Trump Accounts provide families with a structured way to build long-term savings for education, first-time home purchases, or even starting a business. By offering tax-deferred growth and government contributions, OBBBA ensures that children have a head start in building wealth, fostering intergenerational financial security.
The 20% QBI Deduction, which was previously set to expire in 2025, is now extended by the OBBBA, providing continued relief to small business owners. This deduction applies to sole proprietorships, partnerships, S-Corps, and LLCs with qualified business income, allowing them to deduct up to 20% of QBI from their taxable income.
This extension is crucial because it transforms what was previously a temporary tax benefit into a predictable, long-term savings opportunity. Small business owners can continue to plan their salaries, profit distributions, and retirement contributions strategically to maximize this deduction. By timing income and expenses effectively, businesses can preserve thousands of dollars annually, ensuring financial stability and the ability to reinvest in growth.
The One Big Beautiful Bill Act is more than a routine tax update—it’s a blueprint for smarter financial planning. By expanding SALT deductions, locking in permanent family credits, incentivizing charitable giving, supporting small business growth, and creating new savings opportunities for children, OBBBA allows taxpayers to approach tax planning as a long-term strategy rather than a yearly scramble.
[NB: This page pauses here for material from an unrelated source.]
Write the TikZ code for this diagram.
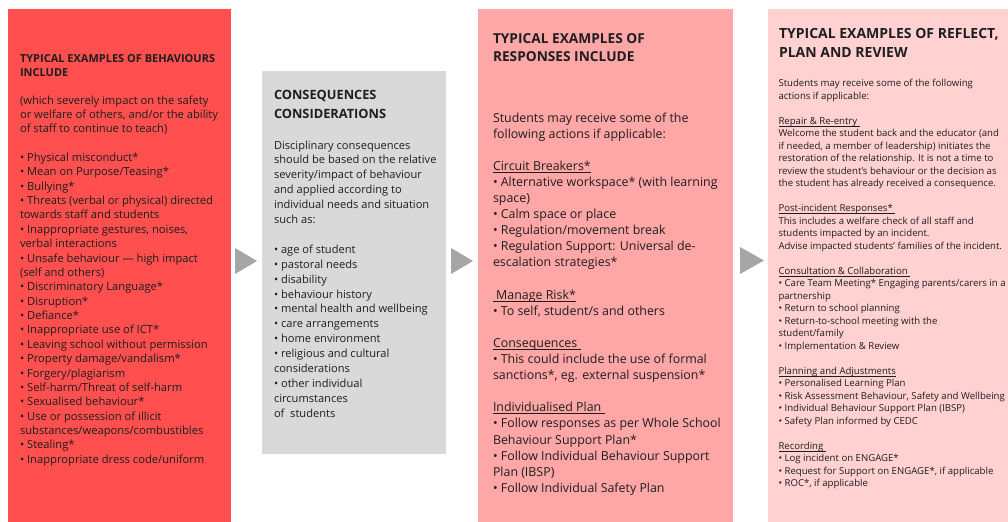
\documentclass[tikz,border=0pt]{standalone}
\usepackage{fontspec}
\setmainfont{Open Sans}
\definecolor{redbox}{HTML}{FF4F4F}
\definecolor{greybox}{HTML}{D9D9D9}
\definecolor{pinkbox}{HTML}{FFA6A6}
\definecolor{lightbox}{HTML}{FFD1D1}
\definecolor{arrowc}{HTML}{A6A6A6}
\definecolor{ink}{HTML}{1E1E1E}
\newsavebox\ulbox
\newcommand\myul[1]{\sbox\ulbox{#1}\rlap{\rule[-2.2bp]{\wd\ulbox}{0.6bp}}\usebox\ulbox}
\tikzset{
  panel/.style={anchor=north west, inner sep=0, outer sep=0, draw=none},
  txt/.style={anchor=north west, inner sep=0, outer sep=0, align=left, text=ink},
  chevron/.style={fill=arrowc, draw=none},
}
\begin{document}
\begin{tikzpicture}[x=1bp,y=-1bp]
\useasboundingbox (0,0) rectangle (1008,522);
\fill[white] (0,0) rectangle (1008,522);
% panels
\node[panel, fill=redbox, minimum width=223bp, minimum height=513bp] (b1) at (8,9) {};
\node[panel, fill=greybox, minimum width=184bp, minimum height=383bp] (b2) at (262,71) {};
\node[panel, fill=pinkbox, minimum width=255bp, minimum height=513bp] (b3) at (478,9) {};
\node[panel, fill=lightbox, minimum width=240bp, minimum height=513bp] (b4) at (768,9) {};
% arrows
\fill[chevron] (235,248) -- (257,261) -- (235,274) -- cycle;
\fill[chevron] (451,248) -- (473,261) -- (451,274) -- cycle;
\fill[chevron] (740,247) -- (764,260.5) -- (740,274) -- cycle;
% box 1
\node[txt, font={\fontsize{11bp}{14bp}\selectfont\bfseries}] (h1) at (20,53.2)
{\strut TYPICAL EXAMPLES OF BEHAVIOURS\\ INCLUDE};
\node[txt, font={\fontsize{11.2bp}{14.37bp}\selectfont}] (t1) at (20,93.94)
{\strut(which severely impact on the safety\\
or welfare of others, and/or the ability\\
of staff to continue to teach)\\[14.37bp]
• Physical misconduct*\\
• Mean on Purpose/Teasing*\\
• Bullying*\\
• Threats (verbal or physical) directed\\
towards staff and students\\
• Inappropriate gestures, noises,\\
verbal interactions\\
• Unsafe behaviour — high impact\\
(self and others)\\
• Discriminatory Language*\\
• Disruption*\\
• Defiance*\\
• Inappropriate use of ICT*\\
• Leaving school without permission\\
• Property damage/vandalism*\\
• Forgery/plagiarism\\
• Self-harm/Threat of self-harm\\
• Sexualised behaviour*\\
• Use or possession of illicit\\
substances/weapons/combustibles\\
• Stealing*\\
• Inappropriate dress code/uniform};
% box 2
\node[txt, font={\fontsize{12.8bp}{18.3bp}\selectfont\bfseries}] (h2) at (274,87.19)
{\strut CONSEQUENCES\\ CONSIDERATIONS};
\node[txt, font={\fontsize{11.1bp}{14.9bp}\selectfont}] (t2) at (274,138.57)
{\strut Disciplinary consequences\\
should be based on the relative\\
severity/impact of behaviour\\
and applied according to\\
individual needs and situation\\
such as:\\[14.9bp]
• age of student\\
• pastoral needs\\
• disability\\
• behaviour history\\
• mental health and wellbeing\\
• care arrangements\\
• home environment\\
• religious and cultural\\
considerations\\
• other individual\\
circumstances\\
of\ \ students};
% box 3
\node[txt, font={\fontsize{13.7bp}{18.4bp}\selectfont\bfseries}] (h3) at (493,30.42)
{\strut TYPICAL EXAMPLES OF\\ RESPONSES INCLUDE};
\node[txt, font={\fontsize{12.4bp}{16.1bp}\selectfont}] (t3) at (493,110.73)
{\strut Students may receive some of the\\
following actions if applicable:\\[16.1bp]
\myul{Circuit Breakers*}\\
• Alternative workspace* (with learning\\
space)\\
• Calm space or place\\
• Regulation/movement break\\
• Regulation Support: Universal de-\\
escalation strategies*\\[16.1bp]
\myul{\ Manage Risk*}\\
• To self, student/s and others\\[16.1bp]
\myul{Consequences\ }\\
• This could include the use of formal\\
sanctions*, eg. external suspension*\\[16.1bp]
\myul{Individualised Plan\ }\\
• Follow responses as per Whole School\\
Behaviour Support Plan*\\
• Follow Individual Behaviour Support\\
Plan (IBSP)\\
• Follow Individual Safety Plan};
% box 4
\node[txt, font={\fontsize{14bp}{18.7bp}\selectfont\bfseries}] (h4) at (779,25.91)
{\strut TYPICAL EXAMPLES OF REFLECT,\\ PLAN AND REVIEW};
\node[txt, font={\fontsize{9.6bp}{12.5bp}\selectfont}] (t4) at (778.5,78.05)
{\strut Students may receive some of the following\\
actions if applicable:\\[12.5bp]
\myul{Repair \& Re-entry\ }\\
Welcome the student back and the educator (and\\
if needed, a member of leadership) initiates the\\
restoration of the relationship. It is not a time to\\
review the student’s behaviour or the decision as\\
the student has already received a consequence.\\[12.5bp]
\myul{Post-incident Responses*\ }\\
This includes a welfare check of all staff and\\
students impacted by an incident.\\
Advise impacted students’ families of the incident.\\[12.5bp]
\myul{Consultation \& Collaboration\ }\\
• Care Team Meeting* Engaging parents/carers in a\\
partnership\\
• Return to school planning\\
• Return-to-school meeting with the\\
student/family\\
• Implementation \& Review\\[12.5bp]
\myul{Planning and Adjustments}\\
• Personalised Learning Plan\\
• Risk Assessment Behaviour, Safety and Wellbeing\\
• Individual Behaviour Support Plan (IBSP)\\
• Safety Plan informed by CEDC\\[12.5bp]
\myul{Recording\ }\\
• Log incident on ENGAGE*\\
• Request for Support on ENGAGE*, if applicable\\
• ROC*, if applicable};
\end{tikzpicture}
\end{document}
For homeowners, it means greater relief on state and local taxes. For families, it ensures ongoing support through the Child Tax Credit and Trump Accounts. For small business owners, it preserves valuable deductions and stock incentives. Collectively, these provisions help taxpayers build wealth, maintain financial stability, and plan confidently for the future.
Successfully leveraging OBBBA requires proactive planning. Homeowners can time property tax payments and maximize SALT deductions. Families can combine Child Tax Credits with Trump Accounts to create multi-year savings strategies. Charitable donors can optimize deductions through planned giving strategies, while entrepreneurs and small business owners can carefully structure QBI deductions and invest in QSB stock for tax-free growth. Working with a knowledgeable tax advisor ensures that all these opportunities are fully utilized.